The court cited and relied on the following portion of General Statutes § 31-53 (á): “The wages paid on an hourly basis to any mechanic, laborer or workman . . . shall be at a rate equal to the rate customary or prevailing for the same work in the same trade or occupation in the town in which such public works project is being constructed.”

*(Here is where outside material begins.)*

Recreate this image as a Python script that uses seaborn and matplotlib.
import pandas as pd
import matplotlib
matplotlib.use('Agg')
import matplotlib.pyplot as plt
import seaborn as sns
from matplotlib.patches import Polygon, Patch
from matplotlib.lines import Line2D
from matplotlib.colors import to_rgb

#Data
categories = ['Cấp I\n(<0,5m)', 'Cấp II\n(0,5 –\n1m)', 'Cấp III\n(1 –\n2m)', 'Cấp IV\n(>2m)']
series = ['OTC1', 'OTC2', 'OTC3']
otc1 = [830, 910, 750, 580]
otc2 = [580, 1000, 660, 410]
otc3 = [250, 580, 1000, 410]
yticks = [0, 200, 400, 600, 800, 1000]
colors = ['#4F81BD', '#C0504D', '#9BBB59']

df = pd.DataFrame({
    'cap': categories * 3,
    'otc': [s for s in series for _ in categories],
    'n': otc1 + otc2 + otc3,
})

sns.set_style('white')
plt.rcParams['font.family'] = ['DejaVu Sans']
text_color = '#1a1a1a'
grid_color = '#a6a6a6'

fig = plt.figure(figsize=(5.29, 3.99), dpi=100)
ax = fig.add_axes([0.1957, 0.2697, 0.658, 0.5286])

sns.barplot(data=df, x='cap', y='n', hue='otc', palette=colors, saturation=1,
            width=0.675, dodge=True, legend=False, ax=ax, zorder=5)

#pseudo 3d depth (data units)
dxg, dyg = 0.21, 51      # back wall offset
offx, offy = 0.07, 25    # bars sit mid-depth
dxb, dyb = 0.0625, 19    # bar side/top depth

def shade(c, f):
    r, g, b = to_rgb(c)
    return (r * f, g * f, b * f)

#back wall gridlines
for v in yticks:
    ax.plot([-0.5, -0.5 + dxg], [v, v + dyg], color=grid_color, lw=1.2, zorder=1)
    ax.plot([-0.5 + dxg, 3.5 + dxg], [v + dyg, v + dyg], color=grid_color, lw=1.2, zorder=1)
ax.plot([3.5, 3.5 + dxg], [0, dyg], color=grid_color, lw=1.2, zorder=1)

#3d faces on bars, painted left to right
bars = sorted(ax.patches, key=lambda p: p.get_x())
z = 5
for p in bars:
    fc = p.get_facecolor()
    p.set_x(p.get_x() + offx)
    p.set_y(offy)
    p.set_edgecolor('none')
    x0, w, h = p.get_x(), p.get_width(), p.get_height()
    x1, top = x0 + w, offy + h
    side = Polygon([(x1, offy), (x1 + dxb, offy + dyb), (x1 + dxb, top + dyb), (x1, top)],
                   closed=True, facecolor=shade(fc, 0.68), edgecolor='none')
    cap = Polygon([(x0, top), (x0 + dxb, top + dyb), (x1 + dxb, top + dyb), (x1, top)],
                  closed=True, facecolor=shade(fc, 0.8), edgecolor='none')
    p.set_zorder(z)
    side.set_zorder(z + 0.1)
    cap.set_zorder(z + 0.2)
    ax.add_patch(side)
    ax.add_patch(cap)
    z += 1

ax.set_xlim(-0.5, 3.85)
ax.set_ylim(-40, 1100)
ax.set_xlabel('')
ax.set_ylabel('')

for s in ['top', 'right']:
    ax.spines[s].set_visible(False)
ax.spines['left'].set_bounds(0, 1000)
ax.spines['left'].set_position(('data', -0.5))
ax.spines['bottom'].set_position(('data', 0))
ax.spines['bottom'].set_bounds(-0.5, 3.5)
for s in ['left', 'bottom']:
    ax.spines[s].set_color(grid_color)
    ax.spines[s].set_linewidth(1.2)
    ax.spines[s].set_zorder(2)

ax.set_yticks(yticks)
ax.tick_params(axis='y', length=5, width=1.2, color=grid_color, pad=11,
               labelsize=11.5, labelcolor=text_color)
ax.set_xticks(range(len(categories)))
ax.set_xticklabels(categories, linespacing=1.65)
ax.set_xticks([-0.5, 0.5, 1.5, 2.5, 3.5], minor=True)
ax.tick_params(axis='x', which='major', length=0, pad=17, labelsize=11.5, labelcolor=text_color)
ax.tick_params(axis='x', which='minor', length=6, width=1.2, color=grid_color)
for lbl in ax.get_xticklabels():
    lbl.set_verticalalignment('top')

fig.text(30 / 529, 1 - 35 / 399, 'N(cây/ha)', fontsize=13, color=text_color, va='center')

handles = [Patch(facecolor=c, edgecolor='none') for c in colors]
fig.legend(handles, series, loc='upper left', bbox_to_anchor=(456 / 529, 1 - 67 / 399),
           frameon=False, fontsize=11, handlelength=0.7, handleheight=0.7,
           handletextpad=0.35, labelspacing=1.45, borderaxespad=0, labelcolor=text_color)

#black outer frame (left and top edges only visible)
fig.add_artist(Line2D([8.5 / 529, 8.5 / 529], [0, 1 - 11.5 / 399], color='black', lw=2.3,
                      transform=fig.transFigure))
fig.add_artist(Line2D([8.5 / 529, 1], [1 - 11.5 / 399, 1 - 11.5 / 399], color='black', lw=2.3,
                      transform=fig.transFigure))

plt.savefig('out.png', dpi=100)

The trial court’s memorandum of decision refers to General Statutes § 31-716. This is obviously a typographical error as there is no such statute and the court quotes the following pertinent language from General Statutes § 31-71b: “(a) Each employer . . . shall pay weekly all moneys due each employee on a regular pay day . . . .”
See footnote 8.
General Statutes § 31-53 (a) requires the insertion of a prevailing wage clause in a contract covered by the statute. We do not know why that provision was not inserted into this contract; however, such a clause would not change our reasoning. The principal purpose of the contract was the rendering of certain subcontracting services with the payment of wages being merely incidental to that purpose.
Connecticut has a remedy against an employer who fails to pay the prevailing wage. General Statutes § 31-71g provides for fines and imprisonment for such violations. General Statutes § 31-72 also provides for civil actions by or on behalf of employees to collect unpaid wages and reasonable attorney’s fees.
There is no application to confirm the award in the file.